The troops watch films with titles like, I Will Never Quit on Life and Shoulder to Shoulder. Actors perform interactive skits and role-play with the soldiers. Fort Hood even hired a comedian who cracks a few jokes before speaking seriously about his struggle with alcoholism and his own brother’s suicide.

No wonder, we could well imagine, at least one of the most recent victims,Timothy ‘Ryan’ Rinella, “had trouble taking some of the counselors seriously.” Imagine, even the ones who’ve been assigned to help you can’t help but laugh at you: what better reason to come to the conclusion that your life is nothing but a Kafkaesque comedic tragedy?
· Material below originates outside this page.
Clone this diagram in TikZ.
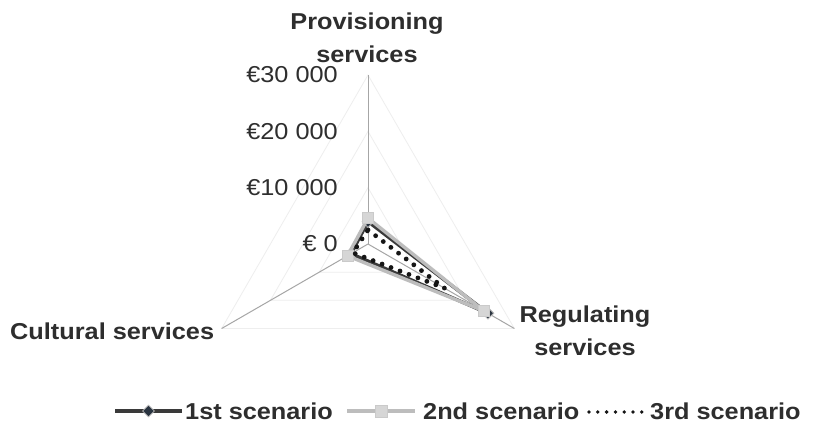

Though, some say, these sessions should be mandatory, why would it even matter when, at least reportedly all ‘they’ do is “give [the veterans] two or three days worth of, ‘Blah blah, blah it wasn’t your fault, you did what you had to do, blah, blah, blah,’ and then they turn them loose and they expect them to live with this.” Talk about giving the already disturbed among us more impossible expectations… the likes of which, no doubt, become exacerbated by the problem that, as with most epidemics, we don’t even know how to treat it.

As Tom Tarantino, senior legislative associate for Iraq and Afghanistan Veterans of America, says, the contemporary war experience appears unlike all the those before it.

“There is a difference between a World War II scenario, where you’re gone for the duration and then you come home when the war is over, and the situation right now, where … you can count on being consistently rotated in and out of a combat zone for a year at a time,” Tarantino said. “You have a force that has a high potential for breaking and that’s why you’re seeing these high suicide numbers.”

Whereas before soldiers only went to hell and back — at least granting than the mental sanctity of having a ‘before’ and ‘after’ –  now the experience has become cyclical, and seemingly perpetual.

Which, perhaps, can help us with the ‘why’ question here: beleaguered by unending, uncontrollable repetitions of increasingly nightmarish experiences both from without and within, don’t you think that you’d perhaps consider a similar solution as your only way of ever really coming home again?